Representation Learning via Quantum Neural Tangent Kernels

Variational quantum circuits are used in quantum machine learning and variational quantum simulation tasks. Designing good variational circuits or predicting how well they perform for given learning or optimization tasks is still unclear. Here we discuss these problems, analyzing variational quantum circuits using the theory of neural tangent kernels. We define quantum neural tangent kernels, and derive dynamical equations for their associated loss function in optimization and learning tasks. We analytically solve the dynamics in the frozen limit, or lazy training regime, where variational angles change slowly and a linear perturbation is good enough. We extend the analysis to a dynamical setting, including quadratic corrections in the variational angles.

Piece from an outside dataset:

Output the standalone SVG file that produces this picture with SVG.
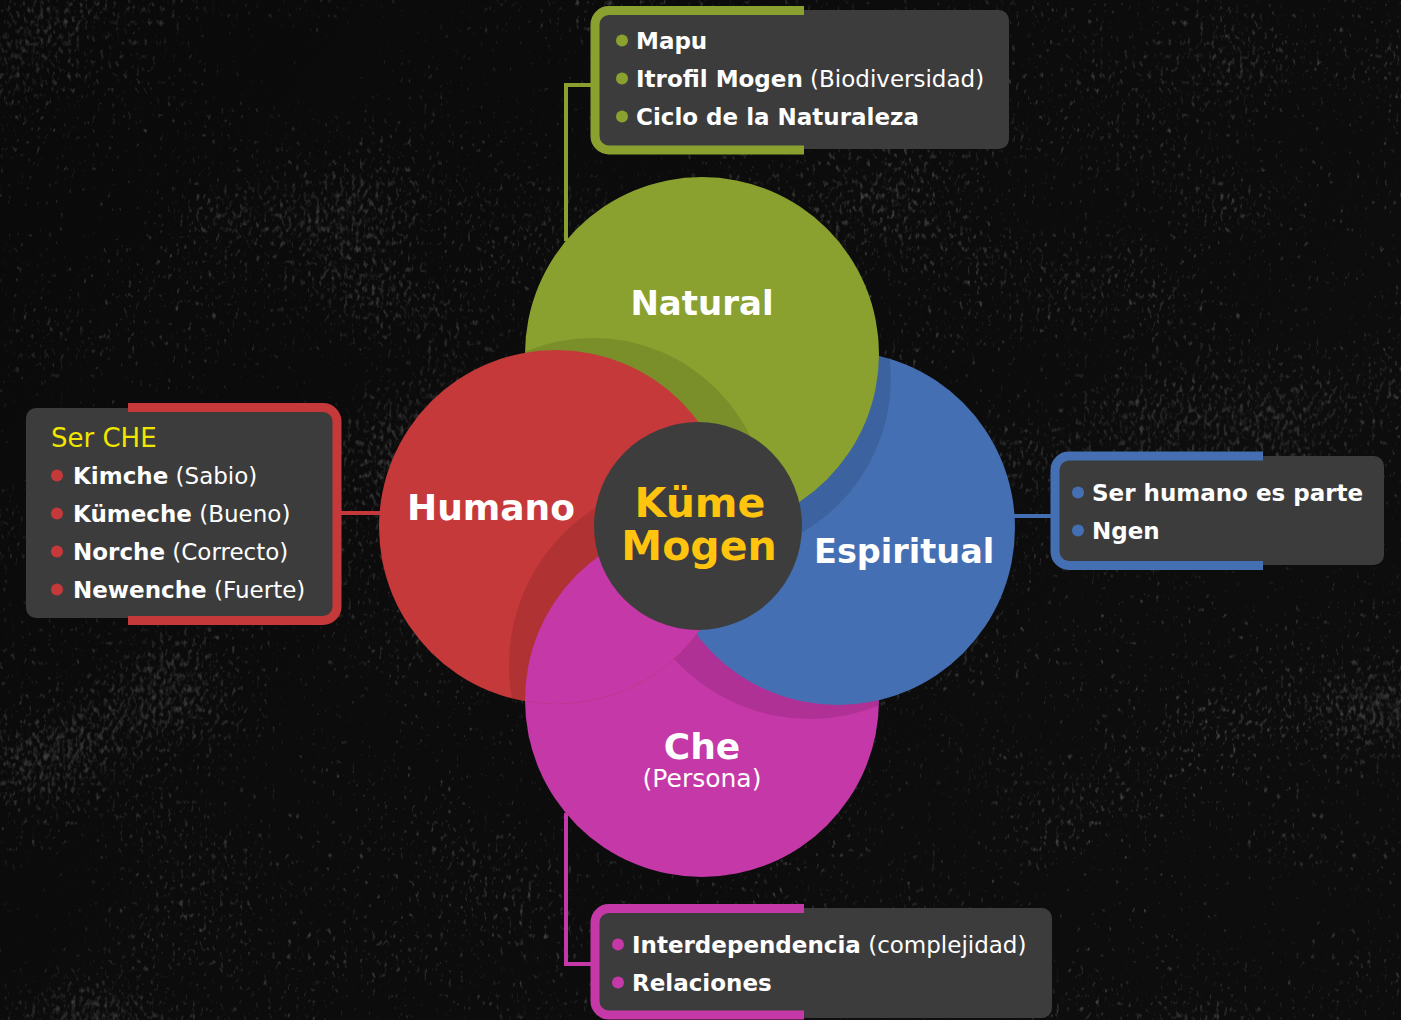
<svg xmlns="http://www.w3.org/2000/svg" xmlns:xlink="http://www.w3.org/1999/xlink" width="1401" height="1020" viewBox="0 0 1401 1020">
<defs>
<style>
.t{font-family:'DejaVu Sans',Verdana,sans-serif;fill:#ffffff}
.b{font-weight:bold}
.r{font-weight:normal}
.li{font-size:23px}
.ctr{font-size:41px;font-weight:bold;fill:#ffc40e}
.box{fill:#3c3c3c}
.frame{fill:none;stroke-width:9}
.conn{fill:none;stroke-width:4}
.shadow{fill:#000000;fill-opacity:0.11}
.green{fill:#8aa12f}.red{fill:#c6393a}.blue{fill:#4470b3}.mag{fill:#c538a8}
.sg{stroke:#8aa12f}.sr{stroke:#c6393a}.sb{stroke:#4470b3}.sm{stroke:#c538a8}
</style>
<filter id="grunge" filterUnits="userSpaceOnUse" x="0" y="0" width="1401" height="1020" color-interpolation-filters="sRGB">
<feTurbulence type="fractalNoise" baseFrequency="0.004 0.006" numOctaves="2" seed="11" result="big"/>
<feTurbulence type="fractalNoise" baseFrequency="0.25 0.15" numOctaves="2" seed="2" result="fine"/>
<feComposite in="fine" in2="big" operator="arithmetic" k1="0" k2="0.8" k3="0.55" k4="-0.34" result="mix"/>
<feColorMatrix in="mix" type="matrix" values="0 0 0 0 0.27  0 0 0 0 0.27  0 0 0 0 0.27  2.2 0 0 0 -0.45"/>
</filter>
<linearGradient id="tone" x1="0" y1="0" x2="1" y2="0.6">
<stop offset="0" stop-color="#000" stop-opacity="0.25"/>
<stop offset="0.5" stop-color="#000" stop-opacity="0.1"/>
<stop offset="1" stop-color="#000" stop-opacity="0"/>
</linearGradient>
<circle id="cGreen" cx="702" cy="354" r="177"/>
<circle id="cRed" cx="556" cy="527" r="177"/>
<circle id="cBlue" cx="838" cy="528" r="177"/>
<circle id="cMag" cx="702" cy="700" r="177"/>
<clipPath id="clipGreen"><use xlink:href="#cGreen"/></clipPath>
<clipPath id="clipRed"><use xlink:href="#cRed"/></clipPath>
<clipPath id="clipBlue"><use xlink:href="#cBlue"/></clipPath>
<clipPath id="clipMag"><use xlink:href="#cMag"/></clipPath>
</defs>

<g id="background">
<rect x="0" y="0" width="1401" height="1020" fill="#0d0d0d"/>
<rect x="0" y="0" width="1401" height="1020" filter="url(#grunge)"/>
<rect x="0" y="0" width="1401" height="1020" fill="url(#tone)"/>
</g>

<g id="connectors">
<path class="conn sg" d="M566,241 V85 H592"/>
<path class="conn sr" d="M340,513 H380"/>
<path class="conn sb" d="M1013,516 H1052"/>
<path class="conn sm" d="M566,813 V964 H592"/>
</g>

<g id="node-che">
<use xlink:href="#cMag" class="mag"/>
<text class="t b" x="702" y="759" text-anchor="middle" font-size="36">Che</text>
<text class="t r" x="702" y="787" text-anchor="middle" font-size="25">(Persona)</text>
</g>

<g id="node-espiritual">
<circle class="shadow" cx="810" cy="535" r="184" clip-path="url(#clipMag)"/>
<use xlink:href="#cBlue" class="blue"/>
<text class="t b" x="814" y="563" font-size="33.5">Espiritual</text>
</g>

<g id="node-natural">
<circle class="shadow" cx="712" cy="378" r="179" clip-path="url(#clipBlue)"/>
<use xlink:href="#cGreen" class="green"/>
<text class="t b" x="702" y="315" text-anchor="middle" font-size="34">Natural</text>
</g>

<g id="node-humano">
<circle class="shadow" cx="593" cy="513" r="175" clip-path="url(#clipGreen)"/>
<use xlink:href="#cRed" class="red"/>
<text class="t b" x="407" y="520" font-size="36">Humano</text>
</g>

<g id="che-overlap">
<circle class="shadow" cx="695" cy="665" r="186" clip-path="url(#clipRed)"/>
<use xlink:href="#cMag" class="mag" clip-path="url(#clipRed)"/>
</g>

<g id="node-center">
<circle cx="698" cy="526" r="104" fill="#3d3d3d"/>
<text class="t ctr" x="700" y="517" text-anchor="middle">Küme</text>
<text class="t ctr" x="699" y="560" text-anchor="middle">Mogen</text>
</g>

<g id="box-natural">
<rect class="box" x="599" y="10" width="410" height="139" rx="10"/>
<path class="frame sg" d="M804,10.5 H609 A14,14 0 0 0 595,24.5 V136 A14,14 0 0 0 609,150 H804"/>
<circle class="green" cx="622" cy="40.5" r="6"/>
<circle class="green" cx="622" cy="78.5" r="6"/>
<circle class="green" cx="622" cy="116.5" r="6"/>
<text class="t li" x="636" y="48.5"><tspan class="b">Mapu</tspan></text>
<text class="t li" x="636" y="86.5"><tspan class="b">Itrofil Mogen</tspan> <tspan class="r">(Biodiversidad)</tspan></text>
<text class="t li" x="636" y="124.5"><tspan class="b">Ciclo de la Naturaleza</tspan></text>
</g>

<g id="box-humano">
<rect class="box" x="26" y="408" width="307" height="210" rx="10"/>
<path class="frame sr" d="M128,407.5 H323 A14,14 0 0 1 337,421.5 V606.5 A14,14 0 0 1 323,620.5 H128"/>
<text class="t" x="51" y="447" font-size="26" style="fill:#f2e600">Ser CHE</text>
<circle class="red" cx="57" cy="475.5" r="6"/>
<circle class="red" cx="57" cy="513.5" r="6"/>
<circle class="red" cx="57" cy="551.5" r="6"/>
<circle class="red" cx="57" cy="589.5" r="6"/>
<text class="t li" x="73" y="483.5"><tspan class="b">Kimche</tspan> <tspan class="r">(Sabio)</tspan></text>
<text class="t li" x="73" y="521.5"><tspan class="b">Kümeche</tspan> <tspan class="r">(Bueno)</tspan></text>
<text class="t li" x="73" y="559.5"><tspan class="b">Norche</tspan> <tspan class="r">(Correcto)</tspan></text>
<text class="t li" x="73" y="597.5"><tspan class="b">Newenche</tspan> <tspan class="r">(Fuerte)</tspan></text>
</g>

<g id="box-espiritual">
<rect class="box" x="1059" y="456" width="325" height="109" rx="10"/>
<path class="frame sb" d="M1263,456 H1069 A14,14 0 0 0 1055,470 V551.5 A14,14 0 0 0 1069,565.5 H1263"/>
<circle class="blue" cx="1078" cy="492.5" r="6"/>
<circle class="blue" cx="1078" cy="530.5" r="6"/>
<text class="t li" x="1092" y="500.5"><tspan class="b">Ser humano es parte</tspan></text>
<text class="t li" x="1092" y="538.5"><tspan class="b">Ngen</tspan></text>
</g>

<g id="box-che">
<rect class="box" x="599" y="908" width="453" height="110" rx="10"/>
<path class="frame sm" d="M804,908.5 H609 A14,14 0 0 0 595,922.5 V1001 A14,14 0 0 0 609,1015 H804"/>
<circle class="mag" cx="618" cy="944.5" r="6"/>
<circle class="mag" cx="618" cy="982.5" r="6"/>
<text class="t li" x="632" y="952.5"><tspan class="b">Interdependencia</tspan> <tspan class="r">(complejidad)</tspan></text>
<text class="t li" x="632" y="990.5"><tspan class="b">Relaciones</tspan></text>
</g>
</svg>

We then consider a hybrid quantum classical architecture and define a large-width limit for hybrid kernels, showing that a hybrid quantum classical neural network can be approximately Gaussian. The results presented here show limits for which analytical understandings of the training dynamics for variational quantum circuits, used for quantum machine learning and optimization problems, are possible. These analytical results are supported by numerical simulations of quantum machine-learning experiments.

Automated summary

In this paper, the design and performance prediction of variational quantum circuits for learning and optimization tasks are discussed using the theory of neural tangent kernels. Quantum neural tangent kernels are defined, and dynamical equations for their loss function in optimization tasks are derived. Analytical solutions in the frozen limit and dynamical settings are explored, showing that a hybrid quantum classical neural network has approximate Gaussian behavior.